While the Budget does focus on pushing infrastructure and affordable housing, the middle class has been given a miss, says Niranjan Hiranandani, CoFounder and MD of Hiranandani Group and Vice Chairman of NAREDCO.

In an interview with BusinessLine, the 71-year-old Indian billionaire pointed out that institutional investor interest in real estate, particularly new asset classes, was picking up and infrastructure status to data centres would push growth further in the sector. Excerpts:

Q

Would you say that the budget overlooked some of the long standing demands for the realty sector?

In a way yes. But then, there is no major tax implication on the sector. So, no bad news is good news for us. However, we are hopeful that the GST Council will consider extending input tax credit benefits to developers.

Q

Has the Prime Minister Awas Yojana (PMAY) lived up to expectations?

Nearly ₹80,000 crore has been allocated under the PMAY–Urban and PMAY–Rural in the last five years. Execution of such a large scale project will always be a problem here. But PMAY–Rural has really done well despite the Covid–induced slowdown over the last few years. It is PMAY–Urban which is facing some issues especially if one considers the bigger metros– Delhi, Mumbai and Chennai.

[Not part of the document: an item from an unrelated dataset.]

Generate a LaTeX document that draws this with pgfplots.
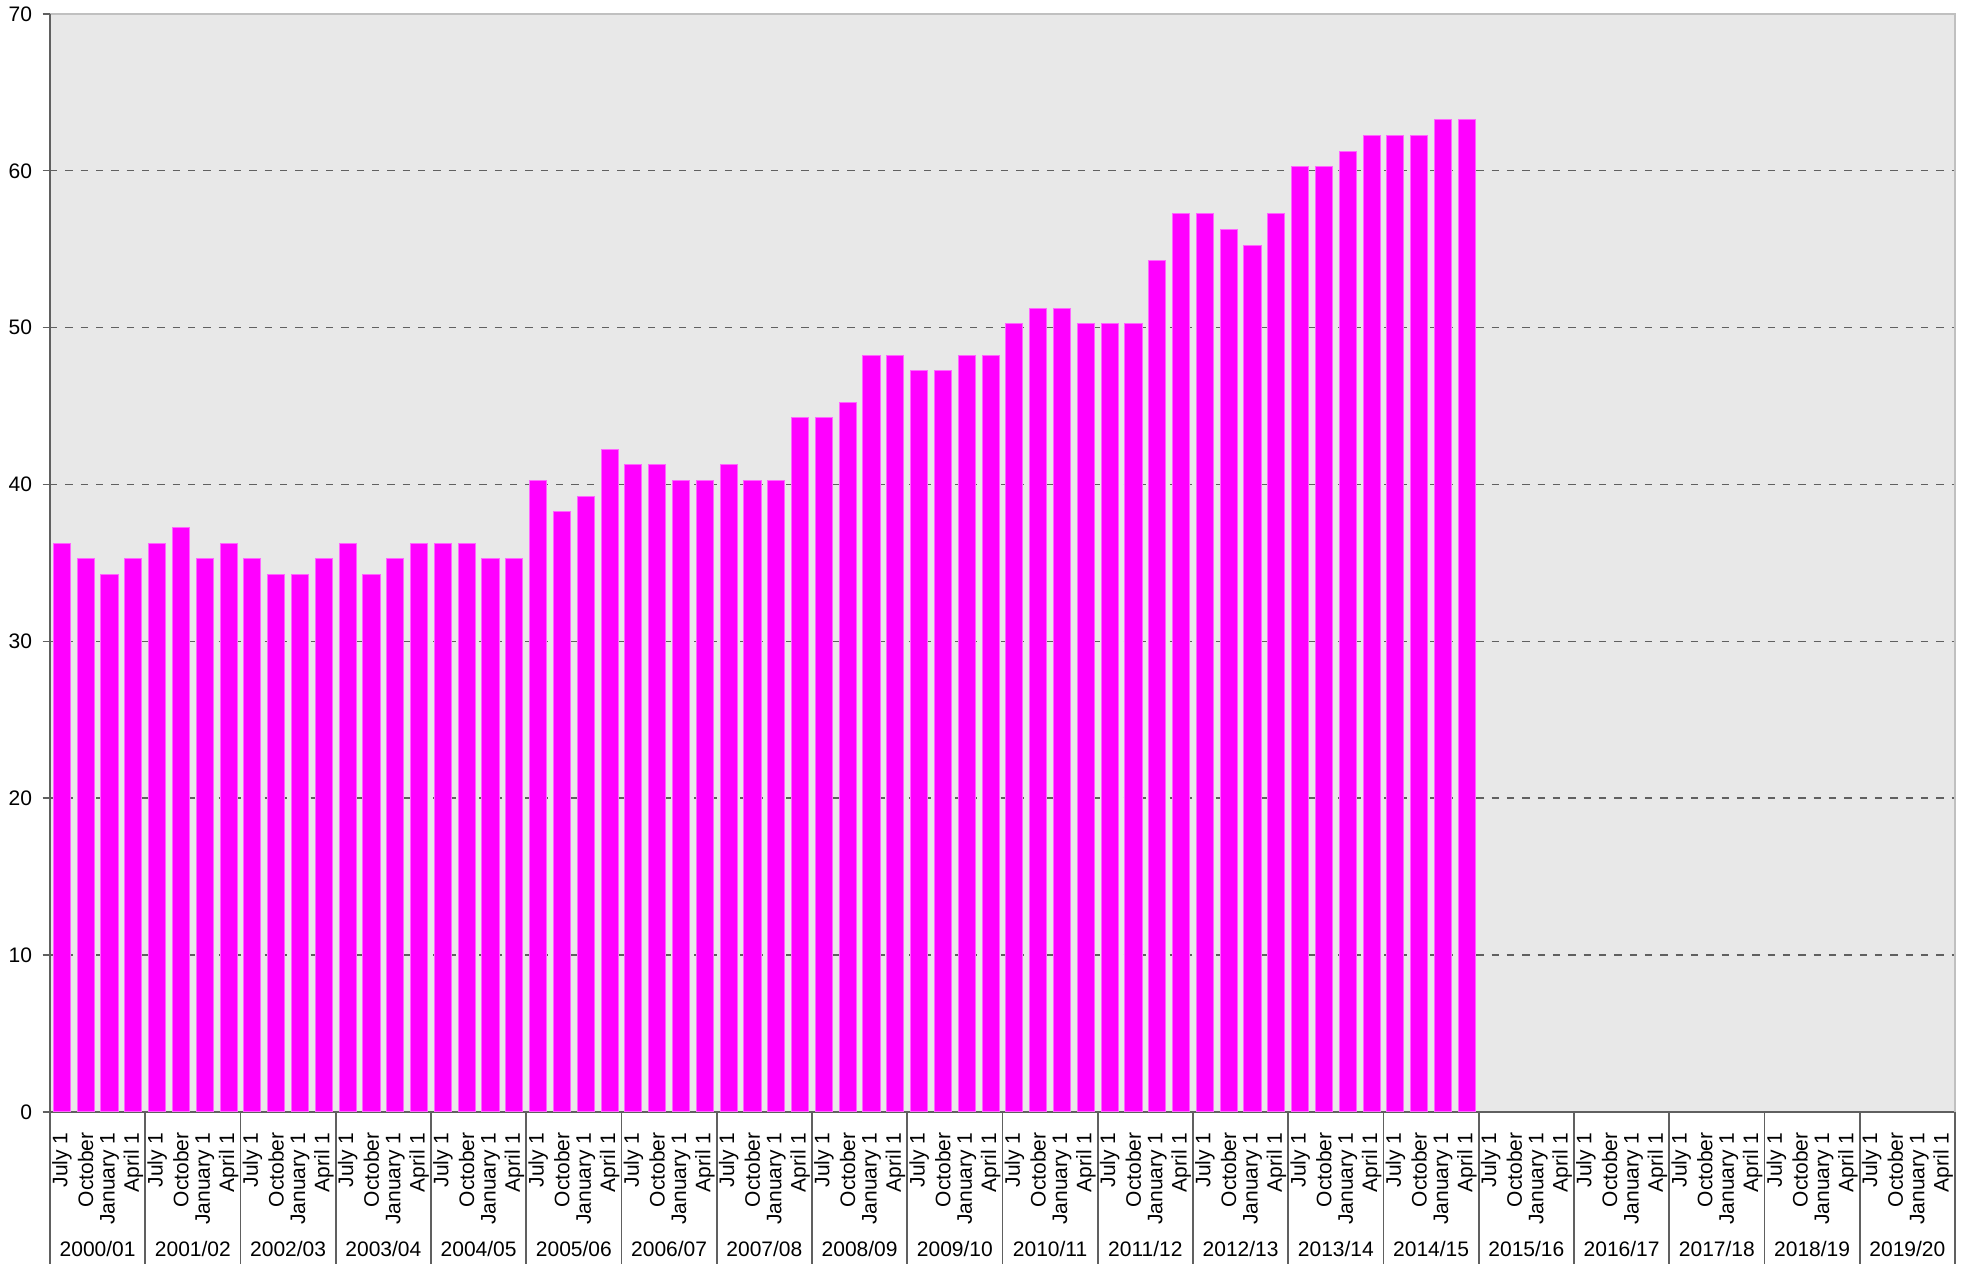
\documentclass[border=0pt]{standalone}
\usepackage{fontspec}
\setmainfont{Liberation Sans}
\usepackage{pgfplots}
\pgfplotsset{compat=1.18}
\definecolor{bgc}{HTML}{E8E8E8}
\definecolor{barc}{HTML}{FF00FF}
\definecolor{axc}{HTML}{606060}
\definecolor{bordc}{HTML}{C0C0C0}
\newcommand\tlf{\fontsize{6.3}{7}\selectfont}
\begin{document}
\begin{tikzpicture}
\useasboundingbox (-15pt,-45.6pt) rectangle (575pt,333.5pt);
\begin{axis}[
  at={(0,0)}, anchor=south west,
  scale only axis,
  width=571.4pt, height=329.3pt,
  xmin=-0.5, xmax=79.5,
  ymin=0, ymax=70,
  ytick={0,10,...,70},
  axis background/.style={fill=bgc},
  axis x line*=bottom, axis y line*=left,
  axis line style={axc, line width=0.5pt},
  ymajorgrids,
  major grid style={axc, dash pattern=on 2.2pt off 2.4pt, line width=0.4pt},
  y tick style={axc, line width=0.4pt},
  tick align=outside,
  major tick length=2.2pt,
  /pgf/number format/assume math mode=true,
  yticklabel style={font=\tlf, inner sep=0pt, xshift=-3pt},
  xtick=\empty,
  extra x ticks={-0.5,3.5,...,79.5},
  extra x tick labels={},
  extra x tick style={grid=none, tick align=outside, major tick length=45.6pt,
     x tick style={draw=axc, line width=0.5pt}},
  clip=false,
]
\addplot[ybar, bar width=0.72, fill=barc, draw=barc!60!white, line width=0.3pt, bar shift=0pt]
coordinates {
(0,36.25)(1,35.25)(2,34.25)(3,35.25)
(4,36.25)(5,37.25)(6,35.25)(7,36.25)
(8,35.25)(9,34.25)(10,34.25)(11,35.25)
(12,36.25)(13,34.25)(14,35.25)(15,36.25)
(16,36.25)(17,36.25)(18,35.25)(19,35.25)
(20,40.25)(21,38.25)(22,39.25)(23,42.25)
(24,41.25)(25,41.25)(26,40.25)(27,40.25)
(28,41.25)(29,40.25)(30,40.25)(31,44.25)
(32,44.25)(33,45.25)(34,48.25)(35,48.25)
(36,47.25)(37,47.25)(38,48.25)(39,48.25)
(40,50.25)(41,51.25)(42,51.25)(43,50.25)
(44,50.25)(45,50.25)(46,54.25)(47,57.25)
(48,57.25)(49,56.25)(50,55.25)(51,57.25)
(52,60.25)(53,60.25)(54,61.25)(55,62.25)
(56,62.25)(57,62.25)(58,63.25)(59,63.25)
};
\draw[bordc, line width=0.8pt] (rel axis cs:0,1) -- (rel axis cs:1,1) -- (rel axis cs:1,0);
\draw[axc, line width=0.5pt] (rel axis cs:0,0) -- (rel axis cs:0,1);
\tikzset{ql/.style={font=\tlf, anchor=east, inner sep=0pt, rotate=90}}
\pgfplotsinvokeforeach{0,4,...,76}{\node[ql] at ([yshift=-6pt]axis cs:#1,0) {July 1};}
\pgfplotsinvokeforeach{1,5,...,77}{\node[ql] at ([yshift=-6pt]axis cs:#1,0) {October};}
\pgfplotsinvokeforeach{2,6,...,78}{\node[ql] at ([yshift=-6pt]axis cs:#1,0) {January 1};}
\pgfplotsinvokeforeach{3,7,...,79}{\node[ql] at ([yshift=-6pt]axis cs:#1,0) {April 1};}
\tikzset{yr/.style={font=\tlf, anchor=center, yshift=-41.1pt}}
\node[yr] at (axis cs:1.5,0) {2000/01};
\node[yr] at (axis cs:5.5,0) {2001/02};
\node[yr] at (axis cs:9.5,0) {2002/03};
\node[yr] at (axis cs:13.5,0) {2003/04};
\node[yr] at (axis cs:17.5,0) {2004/05};
\node[yr] at (axis cs:21.5,0) {2005/06};
\node[yr] at (axis cs:25.5,0) {2006/07};
\node[yr] at (axis cs:29.5,0) {2007/08};
\node[yr] at (axis cs:33.5,0) {2008/09};
\node[yr] at (axis cs:37.5,0) {2009/10};
\node[yr] at (axis cs:41.5,0) {2010/11};
\node[yr] at (axis cs:45.5,0) {2011/12};
\node[yr] at (axis cs:49.5,0) {2012/13};
\node[yr] at (axis cs:53.5,0) {2013/14};
\node[yr] at (axis cs:57.5,0) {2014/15};
\node[yr] at (axis cs:61.5,0) {2015/16};
\node[yr] at (axis cs:65.5,0) {2016/17};
\node[yr] at (axis cs:69.5,0) {2017/18};
\node[yr] at (axis cs:73.5,0) {2018/19};
\node[yr] at (axis cs:77.5,0) {2019/20};
\end{axis}
\end{tikzpicture}
\end{document}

Slum development projects are an issue here, including ownership concerns. So naturally there is slowdown in big cities. Plus migration happened (during the pandemic) towards smaller towns, thus slowing down the scheme. But the same PMAY(Urban) has done well in the peripheral areas of metros, Tier-I and Tier-II cities, and in larger urban areas of the hinterlands.

Q

You expect the Budget to spur demand in the realty sector?

Infra push apart, there is a clear focus by increasing allotment of funds to PMAY scheme–both urban and rural segments. Even without tBudget provisions, the real estate demand has improved post-Covid.

Affordable housing, the upgrade market and premium homes are all doing well. The supply situation across cities hhas also stabilised. Demand is expected to be strong in the coming year if factors like the low interest rate regime and stamp duty cuts continue.

Q

But is low interest rate regime a long term possibility?

The RBI Monetary Policy Committee maintained status quo on key policy rates on February 10 while also maintaining an ‘accommodative’ stance. This reflects on their consistency. For the home buyer, favourable market dynamics in terms of home loan interest rates continue. However, trends indicate that this ‘historic low’ may not continue for long.

Q

What is your take on demand for alternative asset classes?

Warehousing, industrial and commercial real estate are witnessing good demand and institutional investment appetite is visible. Homes/ real estate is also generating substantial queries. The Market has consolidated and many developers are cleaning up books, which has renewed investor interest.

India continues to give attractive high double digit returns (for investors in real estate) through alternate asset classes, as compared to the western world which has now dropped to mid-to-low single digits. This however, does not include big ticket REIT markets like Singapore.

The Budget has also given infrastructure status to data centres, which will make low-cost financing available. Considering increased data penetration and data localisation policy in India, data centres are emerging as relatively low cost, high return model, too. This sector will see increased foreign investor interest, too, and big ticket investment from Indian players like us (Hiranandanis). Some land locked states will emerge as attractive destinations also.

Q

So does this mean you will look at raising capital from the market?

On REITs there is nothing immediately. May be two to three years down the line, as the market matures, we can consider it. It could be listing of an arm of the Group, too.

Q

What is your take on the Budget?

The Budget takes a long term view in announcing capital outlay. Road construction has improved to 35 kms per day, from 5 kms a day previously; there is focus on affordable housing through the Prime Minister Awas Yojana (PMAY) with a ₹48,000 crore outlay; one crore homes are expected to come up in one to two years. So the infra push will see a multiplier effect across 260 industries. Then, there are tPLI schemes twhich are expected to boost manufacturing. On the negative, the middle class was given a miss.

There is no tax relief across any income bracket. The income tax rate in the higher slab rates works out to be 42 per cent; against which corporate tax rates are lower. Similarly, we were hopeful that tax deduction limits on interest on home loan would be increased to ₹5,00,000 (against existing ₹2,00,000). This could have given a boost to the real estate sector. Also developers were expecting input tax credit benefits to be passed on. It, too. did not happen.

A MNREGA type or income guarantee scheme for urban poor, which is nearly 45 per cent of the (urban) population, could have helped spur demand. Presuming that all economically weaker section or migrants would move back to villages to avail benefits of MNREGA is a little off-mark.